- Born: Eleanor Milbank Anderson 1878
- Died: December 29, 1959 (aged 80–81)
- Education: Boston University School of Medicine (1916)
- Occupation: Health center director
- Known for: Founded Judson Health Center
- Relatives: mother: Elizabeth Milbank Anderson father: Abraham Archibald Anderson;
- Medical career
- Profession: Physician
- Awards: Star of Italian Solidarity 1957

= Eleanor Campbell (physician) =

American physician (1878–1959)

Eleanor Anderson Campbell (1878–1959, née Eleanor Milbank Anderson) was the founder and director of the Judson Health Center (1921), a health and dental clinic serving 45,000 residents of the lower west side of New York City. First located in the basement of the Judson Memorial Church south of Washington Square, by 1924 the center was the largest clinic of its kind in the United States. The Center provided healthcare through over one million visits to the largely Italian immigrant population between 1921 and 1957, when Campbell retired. Campbell refused any wages for her services. In 1957, Dr. Campbell was awarded the Star of Italian Solidarity by the Italian government for her contributions to Italian-Americans.

== Early life ==
Campbell was the daughter of philanthropist Elizabeth Milbank Anderson (1850–1921) and artist Abraham Archibald Anderson (1846–1940), and the granddaughter of business magnate Jeremiah Milbank (1818–1884). She graduated with the first class of the Spence School in 1896, attended Bryn Mawr College (1896–1898) and graduated cum laude from the Boston University School of Medicine in 1916.

== Career ==
Campbell began her career in New York City at Metropolitan Hospital and later worked at the Mulberry Street Health Center, operated by the New York Association for Improving the Condition of the Poor and partially funded by the Milbank Memorial Fund, founded by Campbell's mother. Responding to entreaties from Reverend Alonzo Ray Petty to attend to the needs of the many local children suffering from rickets, Campbell opened the center at the Judson Church in January, 1921. Later out-growing its quarters, the Center moved first to 237 Thompson Street and later to 34 Spring Street. Campbell was married to John Stewart Tanner, M.D. in 1904 (divorced 1910) and secondly to Frederick Barber Campbell, Esq., in 1918 (divorced 1924).

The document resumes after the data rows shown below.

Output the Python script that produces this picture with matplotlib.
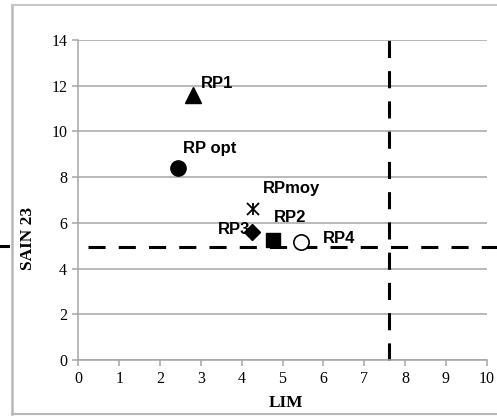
import matplotlib
matplotlib.use('Agg')
import matplotlib.pyplot as plt
from matplotlib.lines import Line2D

# points
labels = ['RP1', 'RP opt', 'RPmoy', 'RP3', 'RP2', 'RP4']
lim = [2.82, 2.44, 4.27, 4.25, 4.76, 5.46]
sain23 = [11.6, 8.4, 6.6, 5.6, 5.25, 5.15]

x_threshold = 7.6
y_threshold = 4.95

xticks = list(range(0, 11))
yticks = list(range(0, 15, 2))

GRAY = '#a6a6a6'

fig = plt.figure(figsize=(4.97, 4.16), dpi=100)
ax = fig.add_axes([0.1576, 0.1346, 0.8217, 0.7692])

ax.set_xlim(0, 10)
ax.set_ylim(0, 14)
ax.set_xticks(xticks)
ax.set_yticks(yticks)
ax.grid(axis='y', color=GRAY, linewidth=1.1)
ax.set_axisbelow(True)
for s in ['top', 'right']:
    ax.spines[s].set_visible(False)
for s in ['left', 'bottom']:
    ax.spines[s].set_color(GRAY)
    ax.spines[s].set_linewidth(1.1)
ax.tick_params(direction='out', color=GRAY, width=1.1, length=4,
               labelsize=11.5, pad=4)
for lab in ax.get_xticklabels() + ax.get_yticklabels():
    lab.set_fontfamily('Liberation Serif')

# threshold lines
dash = (0, (5.6, 4.3))
ax.plot([x_threshold, x_threshold], [0, 14], color='black', lw=2.2,
        linestyle=dash, clip_on=False, zorder=2)
ax.plot([0.24, 10.3], [y_threshold, y_threshold], color='black', lw=2.2,
        linestyle=dash, clip_on=False, zorder=2)

# markers
ms = 11
ax.plot(lim[0], sain23[0], marker='^', color='black', ms=ms, ls='none', zorder=3)
ax.plot(lim[1], sain23[1], marker='o', color='black', ms=ms, ls='none', zorder=3)
ax.plot(lim[2], sain23[2], marker='x', color='black', ms=9, mew=1.3, ls='none', zorder=3)
ax.plot(lim[2], sain23[2], marker='|', color='black', ms=9, mew=1.3, ls='none', zorder=3)
ax.plot(lim[3], sain23[3], marker='D', color='black', ms=8, ls='none', zorder=4)
ax.plot(lim[4], sain23[4], marker='s', color='black', ms=10, ls='none', zorder=3)
ax.plot(lim[5], sain23[5], marker='o', markerfacecolor='white',
        markeredgecolor='black', mew=1.2, ms=11, ls='none', zorder=3)

# label offsets in pixels (dx, dy)
offsets = [(7, 11), (5, 20), (10, 21), (-34, 3), (1, 23), (22, 4)]
for name, x, y, off in zip(labels, lim, sain23, offsets):
    ax.annotate(name, xy=(x, y), xytext=off, textcoords='offset pixels',
                ha='left', va='center', fontsize=12, fontweight='bold',
                family='Liberation Sans', zorder=3.5)

# axis titles
fig.text(286 / 497, 1 - 403 / 416, 'LIM', ha='center', va='center',
         fontsize=12.5, fontweight='bold', family='Liberation Serif')
fig.text(28 / 497, 1 - 238 / 416, 'SAIN 23', ha='center', va='center',
         rotation=90, fontsize=12.5, fontweight='bold', family='Liberation Serif')

# outer frame and stray dash on the left
fy = lambda py: 1 - py / 416
fx = lambda px: px / 497
fig.add_artist(Line2D([fx(12), fx(12)], [fy(5), fy(414)], color='#b8b8b8', lw=1.8))
fig.add_artist(Line2D([fx(12), 1], [fy(5), fy(5)], color='#c8c8c8', lw=1.5))
fig.add_artist(Line2D([fx(12), 1], [fy(414), fy(414)], color='#b8b8b8', lw=1.5))
fig.add_artist(Line2D([0, fx(8)], [fy(246.5), fy(246.5)], color='black', lw=2.2))

fig.savefig('out.png', dpi=100)
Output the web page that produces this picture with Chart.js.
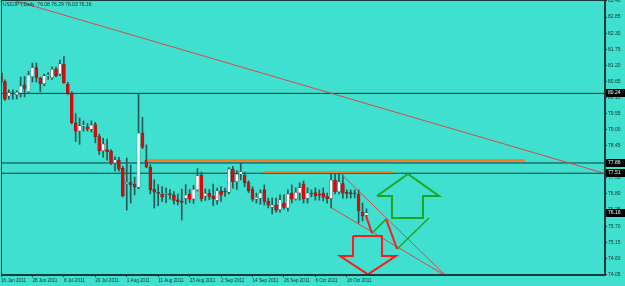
<!DOCTYPE html>
<html lang="en">
<head>
<meta charset="UTF-8">
<title>USDJPY Daily</title>
<script src="https://cdn.jsdelivr.net/npm/chart.js"></script>
<style>
  html, body { margin: 0; padding: 0; background: #40e0d0; }
  #wrap { width: 625px; height: 286px; }
</style>
</head>
<body>
<div id="wrap"><canvas id="fx" width="625" height="286"></canvas></div>
<script>
const symbolTitle = 'USDJPY,Daily  76.08 76.29 76.03 76.16';

// daily candles, 16 Jun 2011 .. 25 Oct 2011
const opens  = [80.94,80.64,80.15,80.26,80.20,80.26,80.53,80.30,80.81,81.12,80.76,80.57,80.84,80.78,81.06,80.91,81.23,80.55,80.24,79.23,
                78.96,79.12,79.10,79.02,79.17,78.76,78.28,78.32,78.27,77.86,77.96,77.68,77.15,77.19,77.13,77.03,78.88,77.96,77.71,76.96,
                76.84,76.80,76.79,76.80,76.77,76.60,76.56,76.65,76.80,76.63,76.94,77.45,76.73,76.82,76.73,76.58,76.91,76.90,76.86,77.65,
                77.22,77.48,77.44,77.19,76.96,76.62,76.66,76.94,76.56,76.35,76.42,76.26,76.48,76.32,76.83,76.63,76.84,77.14,76.66,76.83,
                76.85,76.77,76.83,76.71,76.65,77.28,76.88,77.16,76.84,76.83,76.82,76.80,76.18,76.08];
const highs  = [81.10,80.70,80.36,80.36,80.33,80.80,80.82,81.00,81.28,81.28,80.80,80.90,80.95,81.15,81.14,81.38,81.50,80.62,80.30,79.55,
                79.40,79.30,79.22,79.30,79.25,78.85,78.71,78.68,78.32,78.07,78.05,77.75,78.03,77.79,77.38,80.24,79.42,78.48,77.80,77.28,
                77.12,77.05,77.00,76.95,76.88,76.80,76.97,77.12,76.95,77.10,77.67,77.55,76.98,76.95,77.14,77.00,77.05,77.00,77.70,77.75,
                77.60,77.85,77.55,77.25,77.05,76.83,76.94,77.11,76.66,76.66,76.66,76.77,76.77,76.94,77.11,77.01,77.18,77.25,77.01,76.94,
                77.01,76.94,77.01,76.83,77.52,77.52,77.55,77.45,76.94,76.94,76.94,76.94,76.49,76.29];
const lows   = [80.58,80.00,80.04,80.04,80.05,80.12,80.12,80.25,80.63,80.63,80.30,80.50,80.72,80.72,80.80,80.85,80.58,80.20,79.20,78.60,
                78.50,78.95,78.95,78.92,78.55,78.15,78.06,77.96,77.80,77.59,77.58,76.70,76.25,76.49,76.77,76.98,78.35,77.70,76.80,76.32,
                76.40,76.55,76.50,76.62,76.45,76.43,75.91,76.45,76.50,76.48,76.90,76.55,76.58,76.60,76.40,76.45,76.55,76.72,76.80,77.00,
                76.95,77.28,77.05,76.85,76.55,76.49,76.45,76.42,76.32,76.12,76.18,76.18,76.28,76.21,76.49,76.59,76.59,76.49,76.49,76.70,
                76.59,76.59,76.56,76.49,76.32,76.80,76.80,76.66,76.66,76.66,76.66,75.81,75.88,76.03];
const closes = [80.64,80.04,80.26,80.21,80.28,80.49,80.41,80.87,81.12,80.78,80.56,80.84,80.86,81.06,80.84,81.25,80.61,80.24,79.24,78.95,
                79.13,79.15,79.02,79.16,78.76,78.28,78.51,78.25,77.86,77.97,77.65,76.73,77.20,77.11,77.05,78.88,78.40,77.73,76.94,76.86,
                76.82,76.69,76.81,76.78,76.58,76.55,76.51,76.76,76.62,76.96,77.43,76.64,76.82,76.72,76.64,76.91,76.77,76.86,77.65,77.22,
                77.48,77.57,77.19,76.91,76.62,76.69,76.83,76.55,76.42,76.42,76.25,76.60,76.34,76.80,76.62,76.86,77.01,76.63,76.83,76.80,
                76.74,76.76,76.69,76.64,77.28,76.88,77.22,76.83,76.82,76.81,76.80,76.22,76.05,76.16];

const dateTicks  = [0, 8, 16, 24, 32, 40, 48, 56, 64, 72, 80, 88];
const dateLabels = ['16 Jun 2011','28 Jun 2011','8 Jul 2011','20 Jul 2011','1 Aug 2011','11 Aug 2011',
                    '23 Aug 2011','2 Sep 2011','14 Sep 2011','26 Sep 2011','6 Oct 2011','18 Oct 2011'];
const priceTicks = [83.40,82.85,82.30,81.75,81.20,80.65,80.10,79.55,79.00,78.45,77.90,77.35,76.80,76.25,75.70,75.15,74.60,74.05];

// drawn objects, [bar index, price]
const levelLines   = [80.24, 77.86, 77.51];
const markedPrices = [80.24, 77.86, 77.51, 76.16];
const longTrend    = [[0, 83.55], [153.7, 77.50]];
const channelLow   = [[83.7, 76.36], [113.2, 74.00]];
const channelHigh  = [[86.5, 77.49], [113.2, 74.00]];
const resistThick  = [[37.2, 77.945], [133.3, 77.945]];
const resistThin   = [[66.9, 77.55], [99.7, 77.55]];
const zigRed1      = [[92.9, 76.05], [94.4, 75.46]];
const zigGreen1    = [[94.4, 75.46], [98.0, 75.94]];
const zigRed2      = [[98.0, 75.94], [100.8, 74.92]];
const zigGreen2    = [[100.8, 74.92], [108.9, 75.98]];
const arrowDown    = [[89.57,75.363],[96.95,75.363],[96.95,74.679],[100.5,74.679],[93.38,74.05],[86.26,74.679],[89.57,74.679],[89.57,75.363]];
const arrowUp      = [[95.67,76.731],[103.56,77.484],[111.45,76.731],[107.38,76.731],[107.38,75.979],[99.49,75.979],[99.49,76.731],[95.67,76.731]];

const xMax = 153.7;
const dark = '#163d39';

const pts = arr => arr.map(p => ({x: p[0], y: p[1]}));
function lineSet(arr, color, width, order) {
    return { type: 'line', data: pts(arr), borderColor: color, borderWidth: width,
             pointRadius: 0, fill: false, tension: 0, order: order };
}

const idx = opens.map((_, i) => i);
const datasets = [
    lineSet(arrowDown, '#ff1a1a', 2, 0),
    lineSet(arrowUp, '#1fa51f', 2, 0),
    lineSet(zigRed1, '#ff1a1a', 2, 0),
    lineSet(zigRed2, '#ff1a1a', 2, 0),
    lineSet(zigGreen1, '#1fa51f', 1.5, 0),
    lineSet(zigGreen2, '#1fa51f', 1.5, 0),
    lineSet(longTrend, '#d84848', 1, 0),
    lineSet(channelLow, '#d84848', 1, 0),
    lineSet(channelHigh, '#d84848', 1, 0),
    lineSet(resistThick, '#f7801e', 3, 0),
    lineSet(resistThin, '#f7801e', 2, 0),
    {
        type: 'bar',
        data: idx.map(i => ({x: i, y: [opens[i], closes[i]]})),
        backgroundColor: idx.map(i => closes[i] >= opens[i] ? '#ffffff' : '#f00000'),
        borderColor: '#3c3c3c',
        borderWidth: 0.5,
        borderSkipped: false,
        barThickness: 3,
        minBarLength: 1,
        grouped: false,
        order: 1
    },
    {
        type: 'bar',
        data: idx.map(i => ({x: i, y: [lows[i], highs[i]]})),
        backgroundColor: '#245a53',
        barThickness: 1,
        grouped: false,
        order: 2
    }
];
levelLines.forEach(v => datasets.push(lineSet([[0, v], [xMax, v]], '#0f3a35', 1, 3)));

const mt4Plugin = {
    id: 'mt4',
    beforeDraw(chart) {
        const c = chart.ctx;
        c.save();
        c.fillStyle = '#40e0d0';
        c.fillRect(0, 0, chart.width, chart.height);
        c.restore();
    },
    afterDraw(chart) {
        const c = chart.ctx, a = chart.chartArea, y = chart.scales.y;
        c.save();
        c.strokeStyle = dark;
        c.lineWidth = 1;
        c.strokeRect(a.left + 0.5, a.top + 0.5, a.right - a.left - 1, a.bottom - a.top - 1);
        c.font = '5px "Liberation Sans"';
        c.textBaseline = 'middle';
        c.fillStyle = '#10302c';
        c.fillText(symbolTitle, 3, 5);
        markedPrices.forEach(p => {
            const py = Math.round(y.getPixelForValue(p));
            c.fillStyle = '#000000';
            c.fillRect(a.right + 1, py - 4, 19, 8);
            c.fillStyle = '#ffffff';
            c.fillText(p.toFixed(2), a.right + 3, py);
        });
        c.restore();
    }
};

new Chart(document.getElementById('fx').getContext('2d'), {
    type: 'bar',
    data: { datasets: datasets },
    plugins: [mt4Plugin],
    options: {
        responsive: false,
        animation: false,
        devicePixelRatio: 1,
        layout: { padding: { left: 1, top: 0, right: 0, bottom: 0 } },
        plugins: { legend: { display: false }, tooltip: { enabled: false } },
        scales: {
            x: {
                type: 'linear',
                position: 'bottom',
                offset: false,
                min: 0,
                max: xMax,
                afterBuildTicks: s => { s.ticks = dateTicks.map(v => ({value: v})); },
                afterFit: s => { s.height = 11; s.paddingLeft = 0; s.paddingRight = 0; },
                grid: { drawOnChartArea: false, offset: false, tickLength: 2, color: dark },
                border: { color: dark },
                ticks: {
                    autoSkip: false,
                    maxRotation: 0,
                    align: 'start',
                    padding: 1,
                    color: '#10302c',
                    font: { family: 'Liberation Sans', size: 4.6 },
                    callback: v => dateLabels[dateTicks.indexOf(v)]
                }
            },
            y: {
                type: 'linear',
                position: 'right',
                min: 74.03,
                max: 83.434,
                afterBuildTicks: s => { s.ticks = priceTicks.map(v => ({value: v})); },
                afterFit: s => { s.width = 20; s.paddingTop = 0; s.paddingBottom = 0; },
                grid: { drawOnChartArea: false, tickLength: 2, color: dark },
                border: { color: dark },
                ticks: {
                    padding: 1,
                    color: '#10302c',
                    font: { family: 'Liberation Sans', size: 5 },
                    callback: v => v.toFixed(2)
                }
            }
        }
    }
});
</script>
</body>
</html>
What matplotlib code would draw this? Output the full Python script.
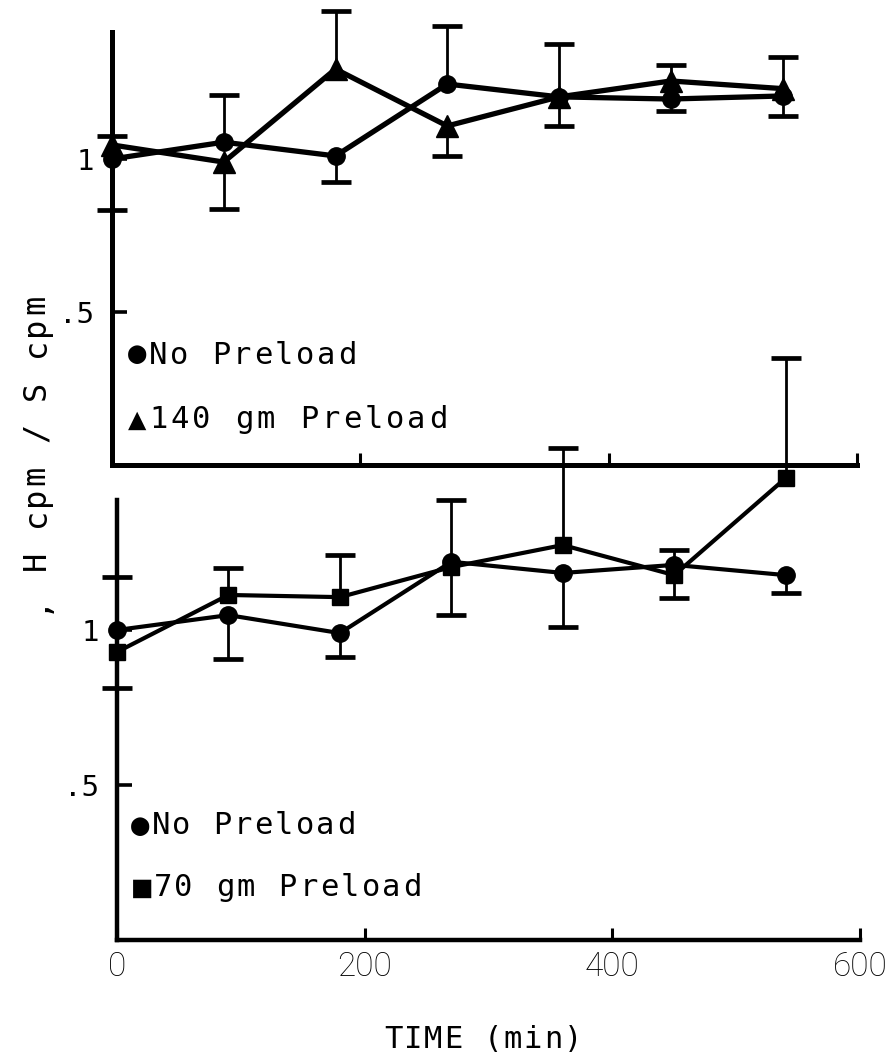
import matplotlib
matplotlib.use("Agg")
import matplotlib.pyplot as plt
import numpy as np

# Sampling times (min)
times = [0, 90, 180, 270, 360, 450, 540]

# Upper panel: no preload vs 140 gm preload (ratio, one-sided SEM)
top_none = [1.00, 1.055, 1.01, 1.245, 1.203, 1.196, 1.206]
top_none_up = [0.0, 0.154, 0.0, 0.19, 0.0, 0.0, 0.0]
top_none_dn = [0.167, 0.0, 0.085, 0.0, 0.095, 0.04, 0.066]

top_140 = [1.046, 0.99, 1.294, 1.108, 1.203, 1.255, 1.23]
top_140_up = [0.03, 0.0, 0.19, 0.0, 0.173, 0.052, 0.103]
top_140_dn = [0.0, 0.153, 0.0, 0.098, 0.0, 0.0, 0.0]

# Lower panel: no preload vs 70 gm preload
bot_none = [1.00, 1.048, 0.99, 1.22, 1.184, 1.21, 1.177]
bot_none_up = [0.17, 0.0, 0.0, 0.2, 0.0, 0.048, 0.0]
bot_none_dn = [0.0, 0.142, 0.077, 0.0, 0.174, 0.0, 0.058]

bot_70 = [0.929, 1.113, 1.106, 1.203, 1.274, 1.177, 1.49]
bot_70_up = [0.0, 0.087, 0.136, 0.0, 0.313, 0.0, 0.387]
bot_70_dn = [0.116, 0.0, 0.0, 0.155, 0.0, 0.074, 0.0]

xticks = [0, 200, 400, 600]
xticklabels = ["0", "200", "400", "600"]
yticks = [0.5, 1.0]
yticklabels = [".5", "1"]

W, H = 889, 1060
fig = plt.figure(figsize=(W / 100, H / 100), dpi=100)
MONO = ["DejaVu Sans Mono", "DejaVu Sans"]


def px_axes(left, top, right, bottom):
    return fig.add_axes([left / W, 1 - bottom / H, (right - left) / W, (bottom - top) / H])


def spaced(x0, y0, s, pitch, size=22, vertical=False):
    """Typewriter-style text: one glyph per fixed pitch (pixel coords from top-left)."""
    for i, ch in enumerate(s):
        if ch == " ":
            continue
        if vertical:
            x, y = x0, y0 - i * pitch
        else:
            x, y = x0 + i * pitch, y0
        fig.text(x / W, 1 - y / H, ch, ha="center", va="center", fontsize=size,
                 family=MONO, rotation=90 if vertical else 0)


def series(ax, vals, up, dn, marker, ms, lw):
    t = np.array(times, float)
    v = np.array(vals, float)
    up = np.array(up, float)
    dn = np.array(dn, float)
    for err, sign in ((up, 1), (dn, -1)):
        m = err > 0
        ends = v[m] + sign * err[m]
        ax.vlines(t[m], v[m], ends, color="black", lw=2.0, zorder=2, clip_on=False)
        ax.plot(t[m], ends, ls="none", marker="_", ms=22, mew=3.4, color="black",
                zorder=2, clip_on=False)
    ax.plot(t, v, color="black", lw=lw, marker=marker, ms=ms, mfc="black", mec="black",
            zorder=3, clip_on=False)


def style(ax, ytop, show_xlabels, spine_lw):
    ax.set_xlim(0, 600)
    ax.set_ylim(0, ytop)
    for s in ("top", "right"):
        ax.spines[s].set_visible(False)
    for s in ("left", "bottom"):
        ax.spines[s].set_linewidth(spine_lw)
        ax.spines[s].set_capstyle("projecting")
    ax.set_xticks(xticks)
    ax.set_yticks(yticks)
    ax.set_yticklabels(yticklabels, family=MONO, fontsize=21)
    if show_xlabels:
        ax.set_xticklabels(xticklabels, family=["Roboto", "DejaVu Sans"],
                           fontweight="light", fontsize=24)
    else:
        ax.set_xticklabels([])
    ax.tick_params(axis="x", direction="in", length=9, width=2.2, pad=8)
    ax.tick_params(axis="y", direction="in", length=11, width=2.6, pad=13)
    ax.patch.set_alpha(0)


ax1 = px_axes(112, 32, 857, 465)
ax2 = px_axes(117, 500, 860, 940)

style(ax1, 433 / 306, False, 3.6)
style(ax2, 440 / 310, True, 3.2)

series(ax1, top_none, top_none_up, top_none_dn, "o", 12.5, 3.8)
series(ax1, top_140, top_140_up, top_140_dn, "^", 16, 3.8)

series(ax2, bot_none, bot_none_up, bot_none_dn, "o", 12.5, 3.0)
series(ax2, bot_70, bot_70_up, bot_70_dn, "s", 11.5, 3.0)

# Key entries
spaced(137, 355, "●No Preload", 21)
spaced(137, 420, "▲140 gm Preload", 21.5)
spaced(140, 826, "●No Preload", 20.6)
spaced(142, 888, "■70 gm Preload", 20.8)

# Axis titles
spaced(393, 1040, "TIME (min)", 20)
spaced(36, 603, ", H cpm / S cpm", 21.3, size=23, vertical=True)

fig.savefig("out.png", dpi=100)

Dr. Campbell spent part of each summer after 1922 in Deering, New Hampshire, where she provided free medical care to the local and surrounding communities through the Deering Health Center, which she founded for that purpose. In 1931, she founded the Deering Foundation (renamed the Eleanor A. Campbell Charitable Fund in 2016) to provide tuition support for local residents. The foundation still operates, with assets of over $1 million in 2022.

Campbell died December 29, 1959, and was predeceased by her daughter, born Elizabeth Milbank Tanner (1905–1930). Campbell was interred in the Milbank Mausoleum, Putnam Cemetery, Greenwich, Connecticut.